Bunun için yapılması gerekense hadiselere sınıf temelli bakmak. Siyasal iktidarın ortaya koyduğu “sorun önleyici yönetim” anlayışının iş cinayetlerini, işsizliği, yoksulluğu değil de sermaye karını sınırlayan bir dizi düzenlemeyi önlemeye yönelik olduğunu fark etmek. Kaldı ki; bu yeni bir yaklaşım da değil. Bu yanıyla baktığımızda, Türkiye çalışma mevzuatı başta grev hakkını kısıtlayan düzenlemeler olmak üzere sayısız “önleyici” hükümle dolu. Ve öyle anlaşılıyor ki; Yeni Türkiye bu eski alışkanlıklarını korumakta son derece de kararlı.
Nitekim sendikal hakları daha da daraltan bir dizi düzenlemenin AYM tarafından iptal edilmiş olmasına karşılık, Türkiye’de fiili grev yasağına dönüşen grev “ertelemesi” iptal edilen düzenlemeler arasında yer almıyor. Çalışma Bakanının ortaya koyduğu “sorun önleyici yönetim” anlayışına verilebilecek en iyi örnek sanırım bu(!) Devlet, sermaye açısından sorun olabilecek bir grevi durdurabilme yetkisinden vazgeçmiyor.
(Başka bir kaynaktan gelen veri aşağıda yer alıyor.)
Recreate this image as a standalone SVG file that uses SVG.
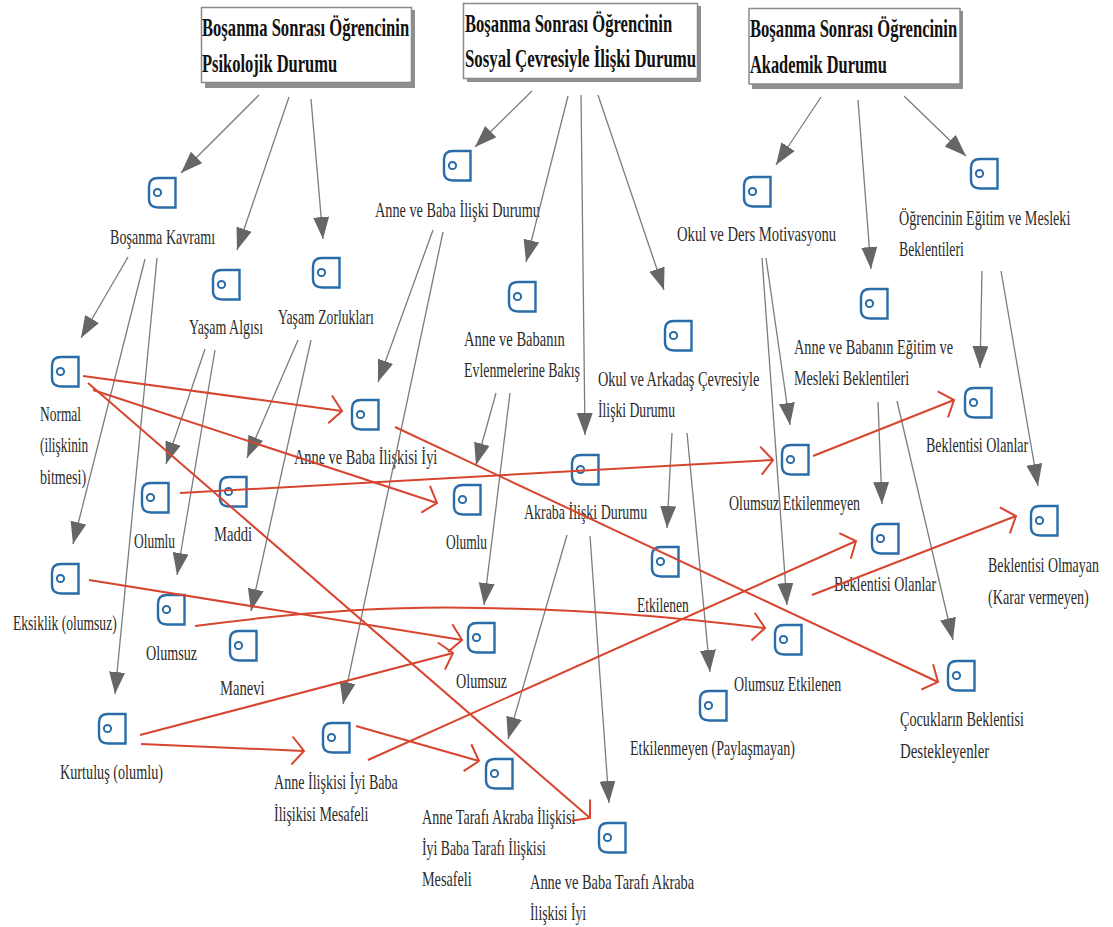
<svg xmlns="http://www.w3.org/2000/svg" width="1113" height="927" viewBox="0 0 1113 927">
<style>
text{font-family:"Liberation Serif","Times New Roman",serif;fill:#2b2b2b;font-size:22px}
text.h{font-weight:bold;font-size:25px;fill:#111}
.box{fill:#fff;stroke:#8a8a8a;stroke-width:1.5}
.shadow{fill:#8f8f8f}
.g line{stroke:#7c7c7c;stroke-width:1.3;marker-end:url(#ga)}
.r line,.r path{stroke:#d8452f;stroke-width:2;fill:none;marker-end:url(#ra)}
</style>
<defs>
<marker id="ga" markerUnits="userSpaceOnUse" markerWidth="24" markerHeight="18" refX="22" refY="8" orient="auto"><path d="M0,0L22,8L0,16Z" fill="#666"/></marker>
<marker id="ra" markerUnits="userSpaceOnUse" markerWidth="18" markerHeight="32" refX="14" refY="15" orient="auto"><path d="M2,1L14,15L2,29" fill="none" stroke="#d8452f" stroke-width="2"/></marker>
<g id="icon"><path d="M27.5,1V30.5H10Q1,30.5 1,22V9.5Q1,1 10,1Z" fill="#fff" stroke="#2a6ca8" stroke-width="2.4"/><circle cx="9.5" cy="15.5" r="3.6" fill="none" stroke="#2a6ca8" stroke-width="2"/></g>
</defs>
<rect width="1113" height="927" fill="#fff"/>
<g id="h1"><rect class="shadow" x="205" y="10" width="210" height="78"/><rect class="box" x="201.5" y="7.5" width="210" height="75"/><text class="h" transform="translate(202,36) scale(.8,1)" textLength="259" lengthAdjust="spacingAndGlyphs">Boşanma Sonrası Öğrencinin</text><text class="h" transform="translate(202,72) scale(.8,1)" textLength="169" lengthAdjust="spacingAndGlyphs">Psikolojik Durumu</text></g>
<g id="h2"><rect class="shadow" x="467" y="6" width="234" height="76"/><rect class="box" x="463.5" y="3.5" width="234" height="75"/><text class="h" transform="translate(465,32) scale(.8,1)" textLength="259" lengthAdjust="spacingAndGlyphs">Boşanma Sonrası Öğrencinin</text><text class="h" transform="translate(465,67) scale(.8,1)" textLength="289" lengthAdjust="spacingAndGlyphs">Sosyal Çevresiyle İlişki Durumu</text></g>
<g id="h3"><rect class="shadow" x="752" y="11" width="211" height="78"/><rect class="box" x="749" y="8.5" width="211" height="75.5"/><text class="h" transform="translate(750,37) scale(.8,1)" textLength="259" lengthAdjust="spacingAndGlyphs">Boşanma Sonrası Öğrencinin</text><text class="h" transform="translate(750,73) scale(.8,1)" textLength="171" lengthAdjust="spacingAndGlyphs">Akademik Durumu</text></g>
<g id="n1"><use href="#icon" x="148" y="177"/><text transform="translate(110,244) scale(.72,1)" textLength="146" lengthAdjust="spacingAndGlyphs">Boşanma Kavramı</text></g>
<g id="n2"><use href="#icon" x="212" y="269"/><text transform="translate(189,334) scale(.72,1)" textLength="103" lengthAdjust="spacingAndGlyphs">Yaşam Algısı</text></g>
<g id="n3"><use href="#icon" x="312" y="257"/><text transform="translate(278,324) scale(.72,1)" textLength="133" lengthAdjust="spacingAndGlyphs">Yaşam Zorlukları</text></g>
<g id="n4"><use href="#icon" x="51" y="356"/><text transform="translate(40,421) scale(.72,1)" textLength="57" lengthAdjust="spacingAndGlyphs">Normal</text><text transform="translate(40,452) scale(.72,1)" textLength="67" lengthAdjust="spacingAndGlyphs">(ilişkinin</text><text transform="translate(40,484) scale(.72,1)" textLength="64" lengthAdjust="spacingAndGlyphs">bitmesi)</text></g>
<g id="n5"><use href="#icon" x="141" y="482"/><text transform="translate(134,548) scale(.72,1)" textLength="57" lengthAdjust="spacingAndGlyphs">Olumlu</text></g>
<g id="n6"><use href="#icon" x="219" y="476"/><text transform="translate(214,541) scale(.72,1)" textLength="53" lengthAdjust="spacingAndGlyphs">Maddi</text></g>
<g id="n7"><use href="#icon" x="51" y="563"/><text transform="translate(13,630) scale(.72,1)" textLength="144" lengthAdjust="spacingAndGlyphs">Eksiklik (olumsuz)</text></g>
<g id="n8"><use href="#icon" x="157" y="594"/><text transform="translate(146,660) scale(.72,1)" textLength="71" lengthAdjust="spacingAndGlyphs">Olumsuz</text></g>
<g id="n9"><use href="#icon" x="229" y="630"/><text transform="translate(220,695) scale(.72,1)" textLength="62" lengthAdjust="spacingAndGlyphs">Manevi</text></g>
<g id="n10"><use href="#icon" x="98" y="713"/><text transform="translate(60,779) scale(.72,1)" textLength="143" lengthAdjust="spacingAndGlyphs">Kurtuluş (olumlu)</text></g>
<g id="n11"><use href="#icon" x="322" y="722"/><text transform="translate(274,789) scale(.72,1)" textLength="172" lengthAdjust="spacingAndGlyphs">Anne İlişkisi İyi Baba</text><text transform="translate(274,821) scale(.72,1)" textLength="131" lengthAdjust="spacingAndGlyphs">İlişikisi Mesafeli</text></g>
<g id="n12"><use href="#icon" x="443" y="150"/><text transform="translate(375,217) scale(.72,1)" textLength="229" lengthAdjust="spacingAndGlyphs">Anne ve Baba İlişki Durumu</text></g>
<g id="n13"><use href="#icon" x="351" y="399"/><text transform="translate(294,464) scale(.72,1)" textLength="199" lengthAdjust="spacingAndGlyphs">Anne ve Baba İlişkisi İyi</text></g>
<g id="n14"><use href="#icon" x="508" y="281"/><text transform="translate(464,346) scale(.72,1)" textLength="140" lengthAdjust="spacingAndGlyphs">Anne ve Babanın</text><text transform="translate(464,377) scale(.72,1)" textLength="161" lengthAdjust="spacingAndGlyphs">Evlenmelerine Bakış</text></g>
<g id="n15"><use href="#icon" x="453" y="484"/><text transform="translate(446,549) scale(.72,1)" textLength="57" lengthAdjust="spacingAndGlyphs">Olumlu</text></g>
<g id="n16"><use href="#icon" x="467" y="622"/><text transform="translate(456,688) scale(.72,1)" textLength="71" lengthAdjust="spacingAndGlyphs">Olumsuz</text></g>
<g id="n17"><use href="#icon" x="664" y="320"/><text transform="translate(598,386) scale(.72,1)" textLength="224" lengthAdjust="spacingAndGlyphs">Okul ve Arkadaş Çevresiyle</text><text transform="translate(598,417) scale(.72,1)" textLength="107" lengthAdjust="spacingAndGlyphs">İlişki Durumu</text></g>
<g id="n18"><use href="#icon" x="571" y="454"/><text transform="translate(524,519) scale(.72,1)" textLength="171" lengthAdjust="spacingAndGlyphs">Akraba İlişki Durumu</text></g>
<g id="n19"><use href="#icon" x="651" y="546"/><text transform="translate(637,612) scale(.72,1)" textLength="72" lengthAdjust="spacingAndGlyphs">Etkilenen</text></g>
<g id="n20"><use href="#icon" x="699" y="690"/><text transform="translate(630,755) scale(.72,1)" textLength="229" lengthAdjust="spacingAndGlyphs">Etkilenmeyen (Paylaşmayan)</text></g>
<g id="n21"><use href="#icon" x="485" y="758"/><text transform="translate(422,824) scale(.72,1)" textLength="213" lengthAdjust="spacingAndGlyphs">Anne Tarafı Akraba İlişkisi</text><text transform="translate(422,855) scale(.72,1)" textLength="172" lengthAdjust="spacingAndGlyphs">İyi Baba Tarafı İlişkisi</text><text transform="translate(422,886) scale(.72,1)" textLength="69" lengthAdjust="spacingAndGlyphs">Mesafeli</text></g>
<g id="n22"><use href="#icon" x="598" y="822"/><text transform="translate(530,889) scale(.72,1)" textLength="228" lengthAdjust="spacingAndGlyphs">Anne ve Baba Tarafı Akraba</text><text transform="translate(530,920) scale(.72,1)" textLength="78" lengthAdjust="spacingAndGlyphs">İlişkisi İyi</text></g>
<g id="n23"><use href="#icon" x="743" y="176"/><text transform="translate(677,241) scale(.72,1)" textLength="221" lengthAdjust="spacingAndGlyphs">Okul ve Ders Motivasyonu</text></g>
<g id="n24"><use href="#icon" x="970" y="158"/><text transform="translate(899,225) scale(.72,1)" textLength="238" lengthAdjust="spacingAndGlyphs">Öğrencinin Eğitim ve Mesleki</text><text transform="translate(899,256) scale(.72,1)" textLength="90" lengthAdjust="spacingAndGlyphs">Beklentileri</text></g>
<g id="n25"><use href="#icon" x="860" y="288"/><text transform="translate(794,354) scale(.72,1)" textLength="221" lengthAdjust="spacingAndGlyphs">Anne ve Babanın Eğitim ve</text><text transform="translate(794,385) scale(.72,1)" textLength="160" lengthAdjust="spacingAndGlyphs">Mesleki Beklentileri</text></g>
<g id="n26"><use href="#icon" x="964" y="387"/><text transform="translate(926,452) scale(.72,1)" textLength="142" lengthAdjust="spacingAndGlyphs">Beklentisi Olanlar</text></g>
<g id="n27"><use href="#icon" x="781" y="444"/><text transform="translate(729,510) scale(.72,1)" textLength="182" lengthAdjust="spacingAndGlyphs">Olumsuz Etkilenmeyen</text></g>
<g id="n28"><use href="#icon" x="871" y="523"/><text transform="translate(834,591) scale(.72,1)" textLength="142" lengthAdjust="spacingAndGlyphs">Beklentisi Olanlar</text></g>
<g id="n29"><use href="#icon" x="1030" y="505"/><text transform="translate(988,572) scale(.72,1)" textLength="154" lengthAdjust="spacingAndGlyphs">Beklentisi Olmayan</text><text transform="translate(988,604) scale(.72,1)" textLength="140" lengthAdjust="spacingAndGlyphs">(Karar vermeyen)</text></g>
<g id="n30"><use href="#icon" x="774" y="624"/><text transform="translate(734,691) scale(.72,1)" textLength="149" lengthAdjust="spacingAndGlyphs">Olumsuz Etkilenen</text></g>
<g id="n31"><use href="#icon" x="947" y="660"/><text transform="translate(900,726) scale(.72,1)" textLength="172" lengthAdjust="spacingAndGlyphs">Çocukların Beklentisi</text><text transform="translate(900,758) scale(.72,1)" textLength="124" lengthAdjust="spacingAndGlyphs">Destekleyenler</text></g>
<g id="connectors">
<g class="g">
<line x1="259" y1="95" x2="181" y2="173"/><line x1="289" y1="97" x2="237" y2="250"/><line x1="311" y1="99" x2="323" y2="239"/>
<line x1="532" y1="91" x2="475" y2="147"/><line x1="568" y1="96" x2="526" y2="262"/><line x1="581" y1="95" x2="585" y2="435"/><line x1="598" y1="95" x2="664" y2="290"/>
<line x1="821" y1="97" x2="776" y2="165"/><line x1="858" y1="100" x2="871" y2="269"/><line x1="904" y1="96" x2="966" y2="156"/>
<line x1="128" y1="257" x2="81" y2="338"/><line x1="145" y1="259" x2="73" y2="544"/><line x1="157" y1="258" x2="115" y2="694"/>
<line x1="205" y1="349" x2="166" y2="464"/><line x1="215" y1="350" x2="177" y2="575"/>
<line x1="298" y1="340" x2="247" y2="458"/><line x1="311" y1="340" x2="251" y2="611"/>
<line x1="433" y1="230" x2="378" y2="382"/><line x1="443" y1="232" x2="343" y2="704"/>
<line x1="496" y1="393" x2="476" y2="465"/><line x1="510" y1="393" x2="484" y2="605"/>
<line x1="672" y1="433" x2="667" y2="528"/><line x1="687" y1="433" x2="710" y2="672"/>
<line x1="567" y1="535" x2="508" y2="739"/><line x1="590" y1="536" x2="609" y2="803"/>
<line x1="766" y1="258" x2="790" y2="425"/><line x1="762" y1="258" x2="787" y2="605"/>
<line x1="982" y1="271" x2="980" y2="368"/><line x1="1001" y1="271" x2="1038" y2="486"/>
<line x1="878" y1="402" x2="882" y2="504"/><line x1="897" y1="401" x2="953" y2="640"/>
</g>
<g class="r">
<line x1="83" y1="376" x2="342" y2="411"/><line x1="93" y1="390" x2="437" y2="503"/><line x1="88" y1="383" x2="590" y2="818"/>
<line x1="395" y1="427" x2="938" y2="682"/><line x1="180" y1="493" x2="773" y2="460"/><line x1="813" y1="456" x2="954" y2="400"/>
<line x1="368" y1="760" x2="856" y2="541"/><line x1="812" y1="595" x2="1016" y2="516"/><line x1="89" y1="580" x2="462" y2="640"/>
<path d="M195,626C300,612 400,606 480,608C600,610 680,618 765,628"/>
<line x1="140" y1="735" x2="453" y2="653"/><line x1="141" y1="744" x2="304" y2="751"/><line x1="356" y1="726" x2="479" y2="761"/>
</g>
</g>
</svg>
Buna karşılık Çalışma Bakanı Soma katliamından ve Torunlar’daki iş cinayetlerinden bahsederken “Hiçbir zenginliğe, hiçbir servete, hiçbir getiriye karşılaştırma edilemeyecek feci bir tablo” ifadesini kullanıyor ve ekliyor “Ben inanıyorum, bu kazalarla karşılaşan tüm işverenler ‘keşke servetim gitseydi de bu iş başıma gelmeseydi’ düşüncesindedir.”
Bu demeç, gerek siyasal iktidarın gerekse işverenlerin samimiyetini test etmek bakımından çok önemli bir fırsattır.
Hükümetin iş cinayetlerinin olmadığı işletmeleri ödüllendirme politikasından hızla vazgeçip, iş cinayeti halinde patronun tüm mal varlığına el koyulacağına ilişkin bir düzenlemeyi gündeme getirmesi halinde tarafların tümü samimiyetlerini ispat etme olanağına kavuşacaktır.
Ayrıca kuşku yok ki; böylesi bir düzenleme Çalışma Bakanlığını da rahatlatacak ve Sayın Bakanın da yakındığı binlerce şirketin denetimi ihtiyacı bir anda ortadan kalkacaktır.